Second, the Moiety dagger! In a simple form, nothing with shading or anything like that. I told a friend who had a lot of tattoos that are special to her about my choices. And surprisingly enough she attempted to discourage me from getting the Moiety dagger. She believed that since it was from a computer game that somehow in my old age I'd come to regret it. I was shocked because this was coming from someone who has a lot of bizarre tattoos that, though they don't make sense to me, they have significance to her. She did not care to know what the dagger meant to me, only that it meant nothing to her. In fact she hates every time I bring up Myst. Only recently did I discover that she had tried to play Myst but didn't understand what the objective was since it doesn't tell you and so she didn't continue it. Maybe there's resentment there or something, I don't know.
So I'd like to explain! You've often read that I first played Riven in the summer of 1998, after my brother got it for my sisters and me for Christmas. You have read that the screenshot of the Riven village (which is one of poster prints Cyan was selling) is particularly special to me because it's the first image I saw when I walked into the office to see what my sister was playing, and it was a marvel to me. Hell, I still remember the excitement of inserting the all magical Disc 5. I was enamoured of this game. It's an icon of my youth! And the icon of Riven, of course, is the Moiety dagger, a symbol of resistance against despotism--something I think Americans are coming to understand today... It's a symbol of empowerment!

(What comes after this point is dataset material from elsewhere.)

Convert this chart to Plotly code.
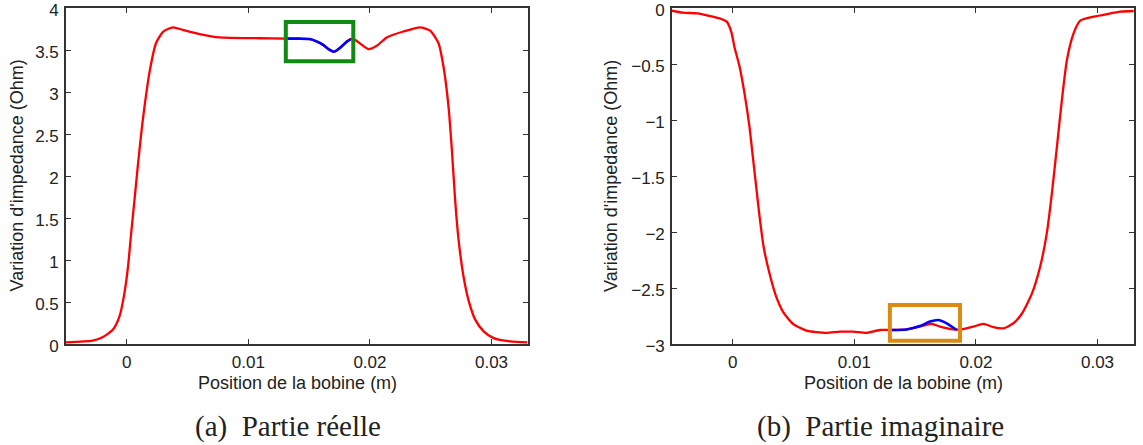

To go on, Riven led to me finding a niche--yes, I was that awkward 13 year old who didn't know how to use the Internet. Ha! Good times. I sure was a moron sometimes. Not much has changed, though, hardy har har! I met new people, learned all kinds of stuff, and had fun in a positive way. I eventually found all the novels and games and started a collection--we all need something to be invested in and passionate about outside of daily life, right?
And then Uru came out. I refer now to the Uru of 2007.
Let's go on another tangent, since I'm good at that. Apparently I am a good conversationalist. I learned this through being forced to converse with strangers who for some reason decide they want to tell me their life story. On a flight home from Ireland I had an 8-hour conversation with a woman from Pennsylvania. Eight hours! I've had complete strangers walk with me across Central Park--tourists who decided to make me their tour guide. Recently a woman from France had me sit with her on our long subway ride so I could make sure she got off at the right stop, and we chatted the whole way. On a flight from Sohag to Cairo, a Coptic priest originally from Heliopolis and then California chatted with me for that whole hour. My fellow team members didn't have chatty neighbors, and at that time I wasn't happy about having one myself because we'd just finished a long brutal season in 115 degree weather. Those are just a few incidents. So you'd think I'd be able to jump into conversations easily online, especially in a Myst game, but you'd be wrong!
Freaking Ahnonay forced me to talk to someone and get help, and I was in no way pleased with it. Still when I go into Ae'gura I'm standoffish because I'm just so awkward!!! (Meeting Rand Miller was proof enough of that haha!)
In 2007 I was having enormous problems with basically every person in my life, facing a great deal of disrespect in my home, a fall out with a friend who took the whole girl crew with her, and a lack of friends in college. Basically I had no one to talk to. The home situation was the worst. When I was there and not doing homework I would go on MOUL. At first I was pissed about having to talk to someone to complete Ahnonay, but in the end I was grateful beyond words.
The guy who helped me, "Loshem", ended up being so cool and we would talk for HOURS, until 3:00am sometimes, and about everything you could imagine! He is so smart and I found this so admirable. Shit, he was teaching me about Physics and the 10th dimension! We talked in MySpace (remember MySpace???!!! Hahahahahahahaha!). We're still friends on Facebook almost 10 years later. And there was a lady I met also, "Echo", with whom I also talked for hours. We had a particularly long discussion in Teledahn's office at the top of the mushroom. Damn, I still love Teledahn! She and I even exchanged phone numbers and talked on the phone--this is a BIG deal for me, as I utterly despise talking in the phone. We also gossiped about this crazy lady who would follow certain people around and make up wild stories about scandalous things in the game. I will withhold her name. And I spent lots of time in the Guild of Greeters neighborhood dancing on top of the waterfall.
At a time when I had no one, I had Myst.
And for me, the Moiety dagger symbolizes all of that. It reminds me of finding strength in friendship and unity, and that even at your worst times you can find someone or something that will leave an indelible mark, and in the most unexpected places, under the most unexpected circumstances. And that is why I want this inscribed on my body, to see it every day and think about these positive ideas. In this world today, I think we can all stand to find something positive to believe in.
To tie up loose ends... I was also thinking, on a less emotional level, of getting a tat of my name written in D'ni, because why would anyone NOT do that?
Second, to comment upon the strangers who choose me to talk to among a crowd of many worthy candidates, I actually enjoy it. They probably needed somebody at that moment. I hope I helped. And what kind of conversation do I have? I always ask them questions about themselves. People like to talk about themselves, and this is a good thing--within measure.
Would I regret a Moiety dagger tattoo in my old age? I can say with certainty I won't.